I've reached my dying day in The Visit to Jim's Fifth Chakra. Been in jail for ninety days in Dodge City, Kansas and today's the day The Hangin' Judge, Judge Roy Bean, is going to sentence me to be shot through the heart and hanged.
It's much too involved to explain -- not really -- but now is not the time to explain it. This is not an explanation.
It's just hard to express. How am I going to die? Am I going to die? I hadn't thought so until just recently. So the way it goes on, it lasts for more than a day. But of course everything has lasted for days and days, ninety of them. And the last day, if you think about it, lasts for maybe, well -- say 20 pages, just a guess -- could be read in 20 minutes. That little time out of the day -- one 72nd of a day. But it lasts for more than one day. How many days I cannot say yet, any more than how many pages.

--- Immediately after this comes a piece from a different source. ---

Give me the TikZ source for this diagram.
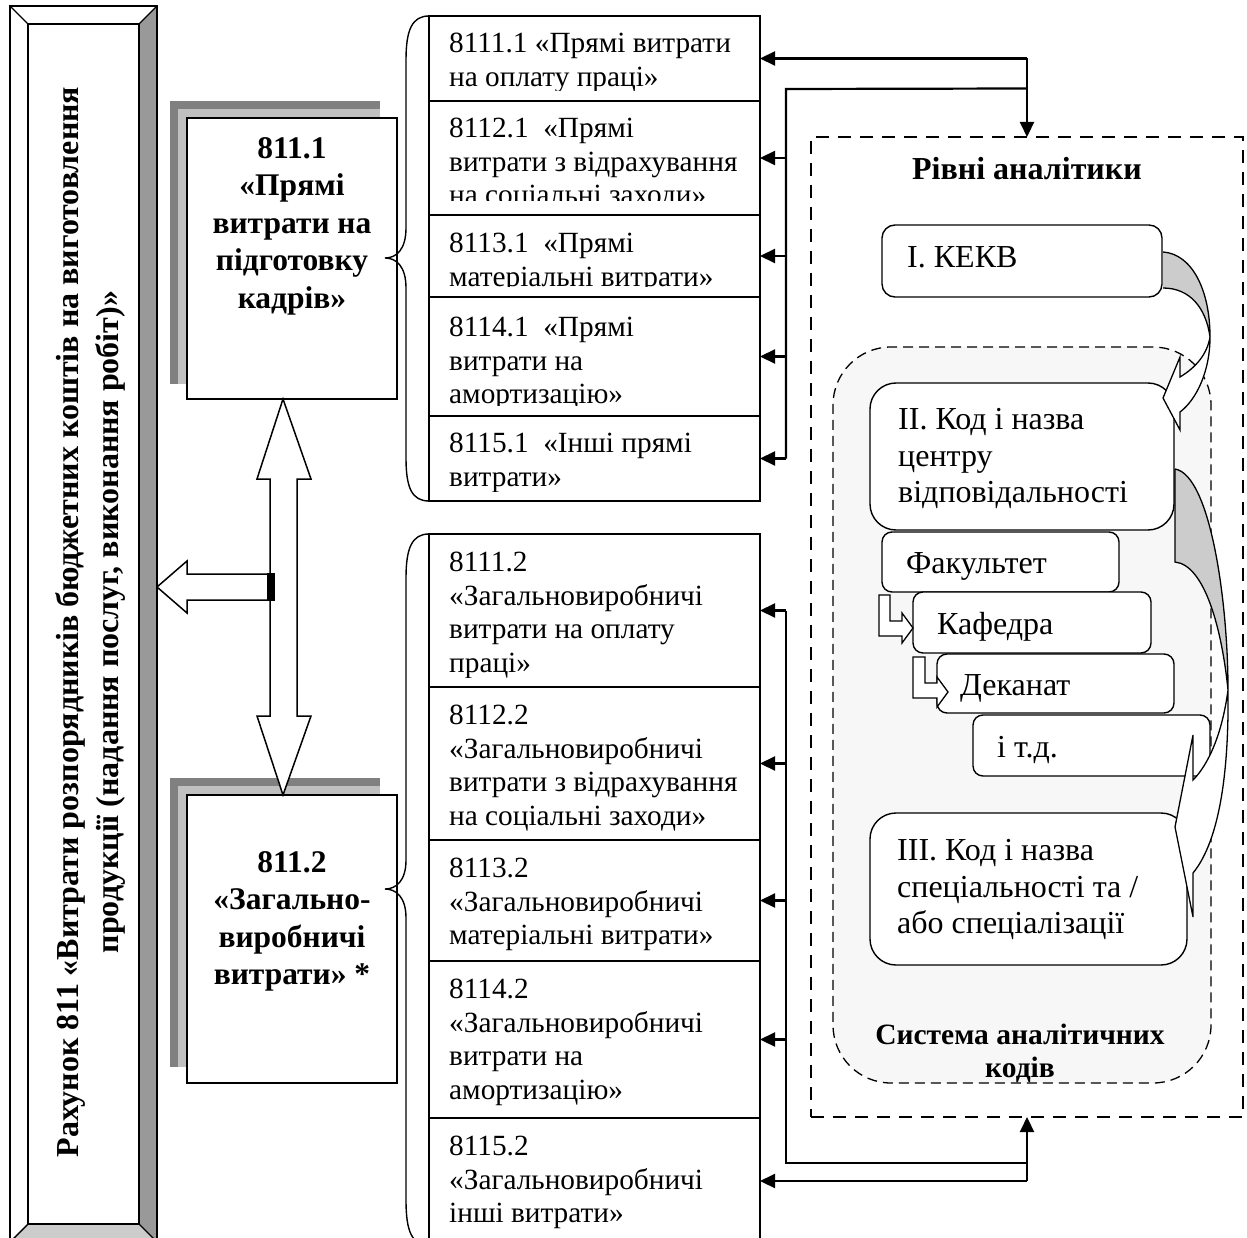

So you have all this time being spent, and you have time within time. I spend two hours driving down to San Francisco. Within that two hours I dictate a total of 5.38 into my voice recorder. Within that 5.38 you may have a day's events, or more, or less. Unknown.
So anyway, I've never had a dying day before, so it's got me a little bit on edge. Like the end in which I die, which I hadn't conceived of before -- now I have to decide. Do I die? I hadn't thought so. But . . . .
What would THAT feel like? I'm not really going to die when I die, am I?